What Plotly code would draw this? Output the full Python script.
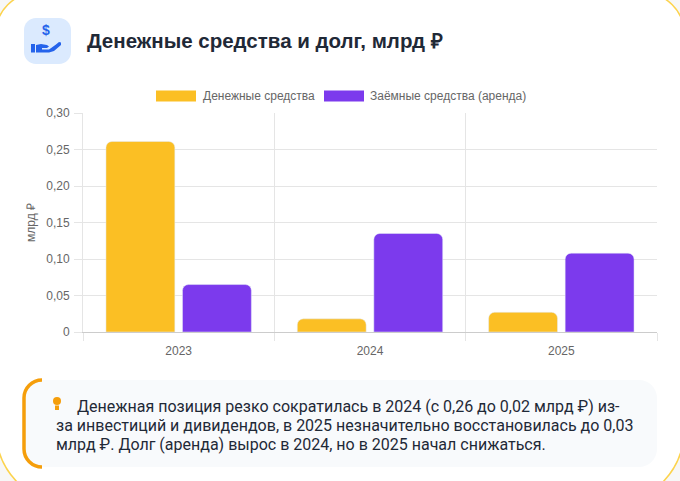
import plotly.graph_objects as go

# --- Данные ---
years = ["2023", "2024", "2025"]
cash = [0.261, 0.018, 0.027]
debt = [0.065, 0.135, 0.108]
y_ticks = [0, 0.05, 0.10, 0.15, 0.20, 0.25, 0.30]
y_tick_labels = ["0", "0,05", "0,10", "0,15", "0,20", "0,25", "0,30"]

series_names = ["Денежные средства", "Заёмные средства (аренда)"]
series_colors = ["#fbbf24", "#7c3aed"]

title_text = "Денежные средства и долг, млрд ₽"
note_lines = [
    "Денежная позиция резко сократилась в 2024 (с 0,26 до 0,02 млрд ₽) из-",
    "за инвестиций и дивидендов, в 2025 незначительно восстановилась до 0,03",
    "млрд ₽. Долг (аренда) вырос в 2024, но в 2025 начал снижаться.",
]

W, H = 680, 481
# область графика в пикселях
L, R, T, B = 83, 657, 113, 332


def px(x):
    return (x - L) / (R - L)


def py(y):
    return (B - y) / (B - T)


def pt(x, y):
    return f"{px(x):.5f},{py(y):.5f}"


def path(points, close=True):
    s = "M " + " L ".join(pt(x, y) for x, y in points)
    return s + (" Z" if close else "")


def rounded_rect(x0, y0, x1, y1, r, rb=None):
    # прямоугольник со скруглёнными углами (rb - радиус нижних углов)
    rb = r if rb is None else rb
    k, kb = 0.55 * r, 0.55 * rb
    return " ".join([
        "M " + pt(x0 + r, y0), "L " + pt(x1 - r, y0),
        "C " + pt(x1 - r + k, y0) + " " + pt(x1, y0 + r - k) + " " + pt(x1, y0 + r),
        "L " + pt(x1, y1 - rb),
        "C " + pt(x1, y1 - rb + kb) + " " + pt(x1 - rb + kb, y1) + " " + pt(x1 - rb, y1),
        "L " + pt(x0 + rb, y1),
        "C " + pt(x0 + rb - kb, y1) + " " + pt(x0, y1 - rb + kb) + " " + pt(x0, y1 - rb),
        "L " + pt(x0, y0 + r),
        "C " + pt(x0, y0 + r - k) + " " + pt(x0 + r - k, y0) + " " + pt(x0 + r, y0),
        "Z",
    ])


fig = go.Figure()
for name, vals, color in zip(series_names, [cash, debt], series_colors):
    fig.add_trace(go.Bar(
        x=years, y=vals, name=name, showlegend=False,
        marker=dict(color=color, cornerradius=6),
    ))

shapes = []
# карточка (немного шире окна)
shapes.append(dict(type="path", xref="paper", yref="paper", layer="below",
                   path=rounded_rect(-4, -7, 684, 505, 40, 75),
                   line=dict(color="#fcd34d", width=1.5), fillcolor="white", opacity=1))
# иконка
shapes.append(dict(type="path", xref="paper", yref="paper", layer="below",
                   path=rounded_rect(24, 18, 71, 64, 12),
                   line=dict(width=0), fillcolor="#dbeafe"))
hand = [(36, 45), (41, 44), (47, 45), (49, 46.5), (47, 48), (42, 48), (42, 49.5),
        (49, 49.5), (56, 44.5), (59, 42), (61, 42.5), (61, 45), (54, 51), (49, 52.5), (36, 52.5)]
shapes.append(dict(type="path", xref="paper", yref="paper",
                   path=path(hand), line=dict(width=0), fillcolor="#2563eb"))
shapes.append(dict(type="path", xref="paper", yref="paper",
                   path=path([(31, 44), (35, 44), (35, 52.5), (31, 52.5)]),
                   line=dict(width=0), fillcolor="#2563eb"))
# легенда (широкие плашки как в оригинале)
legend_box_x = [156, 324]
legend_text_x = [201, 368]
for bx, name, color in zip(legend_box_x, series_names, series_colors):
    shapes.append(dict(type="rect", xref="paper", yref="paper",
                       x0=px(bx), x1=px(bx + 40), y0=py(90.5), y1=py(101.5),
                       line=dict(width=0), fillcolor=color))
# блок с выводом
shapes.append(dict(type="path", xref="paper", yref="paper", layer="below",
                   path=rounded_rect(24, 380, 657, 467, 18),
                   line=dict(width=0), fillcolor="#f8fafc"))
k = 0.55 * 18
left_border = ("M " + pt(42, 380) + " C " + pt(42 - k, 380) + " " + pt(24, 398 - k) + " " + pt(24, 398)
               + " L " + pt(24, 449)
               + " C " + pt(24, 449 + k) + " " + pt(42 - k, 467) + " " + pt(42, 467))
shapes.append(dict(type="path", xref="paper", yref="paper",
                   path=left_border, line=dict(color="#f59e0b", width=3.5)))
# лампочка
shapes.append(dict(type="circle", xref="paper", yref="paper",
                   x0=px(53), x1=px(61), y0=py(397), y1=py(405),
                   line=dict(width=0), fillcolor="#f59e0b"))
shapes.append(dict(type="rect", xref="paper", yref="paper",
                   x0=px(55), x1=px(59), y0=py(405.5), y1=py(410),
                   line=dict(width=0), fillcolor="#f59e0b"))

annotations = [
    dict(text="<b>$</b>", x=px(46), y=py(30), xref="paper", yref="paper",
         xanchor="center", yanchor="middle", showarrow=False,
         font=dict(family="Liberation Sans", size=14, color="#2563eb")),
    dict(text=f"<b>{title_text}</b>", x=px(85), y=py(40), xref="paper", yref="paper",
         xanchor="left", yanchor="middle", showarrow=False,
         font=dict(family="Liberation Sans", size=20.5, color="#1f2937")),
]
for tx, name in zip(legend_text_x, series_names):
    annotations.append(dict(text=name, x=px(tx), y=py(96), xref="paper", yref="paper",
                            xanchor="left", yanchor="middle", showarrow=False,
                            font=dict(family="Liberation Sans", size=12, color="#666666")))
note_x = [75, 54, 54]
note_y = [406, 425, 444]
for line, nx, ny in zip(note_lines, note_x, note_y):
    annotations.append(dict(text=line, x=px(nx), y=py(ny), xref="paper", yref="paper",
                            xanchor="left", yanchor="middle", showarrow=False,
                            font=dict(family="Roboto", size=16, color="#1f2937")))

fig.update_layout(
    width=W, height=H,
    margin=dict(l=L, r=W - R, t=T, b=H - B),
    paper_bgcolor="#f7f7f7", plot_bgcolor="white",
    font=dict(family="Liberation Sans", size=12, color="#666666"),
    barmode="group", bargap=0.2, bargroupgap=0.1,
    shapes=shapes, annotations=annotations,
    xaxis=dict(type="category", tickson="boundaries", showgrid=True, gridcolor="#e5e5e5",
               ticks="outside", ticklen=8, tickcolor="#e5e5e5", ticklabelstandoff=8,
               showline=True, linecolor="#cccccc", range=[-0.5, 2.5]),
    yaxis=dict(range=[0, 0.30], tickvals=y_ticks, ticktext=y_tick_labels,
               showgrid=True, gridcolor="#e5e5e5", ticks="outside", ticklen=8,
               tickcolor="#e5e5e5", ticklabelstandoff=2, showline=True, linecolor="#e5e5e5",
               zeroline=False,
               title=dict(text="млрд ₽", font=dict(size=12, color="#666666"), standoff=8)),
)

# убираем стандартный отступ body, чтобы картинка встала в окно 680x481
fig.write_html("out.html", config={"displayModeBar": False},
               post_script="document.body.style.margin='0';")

■ ■ ■

### [WRITTEN REQUEST]
Extract, word for word, each line from the top of the data down to and including the line with "L, R, T, B = 83, 657, 113, 332"; skip the pictures.

### [FULL SOLUTION]
What Plotly code would draw this? Output the full Python script.
import plotly.graph_objects as go

# --- Данные ---
years = ["2023", "2024", "2025"]
cash = [0.261, 0.018, 0.027]
debt = [0.065, 0.135, 0.108]
y_ticks = [0, 0.05, 0.10, 0.15, 0.20, 0.25, 0.30]
y_tick_labels = ["0", "0,05", "0,10", "0,15", "0,20", "0,25", "0,30"]

series_names = ["Денежные средства", "Заёмные средства (аренда)"]
series_colors = ["#fbbf24", "#7c3aed"]

title_text = "Денежные средства и долг, млрд ₽"
note_lines = [
    "Денежная позиция резко сократилась в 2024 (с 0,26 до 0,02 млрд ₽) из-",
    "за инвестиций и дивидендов, в 2025 незначительно восстановилась до 0,03",
    "млрд ₽. Долг (аренда) вырос в 2024, но в 2025 начал снижаться.",
]

W, H = 680, 481
# область графика в пикселях
L, R, T, B = 83, 657, 113, 332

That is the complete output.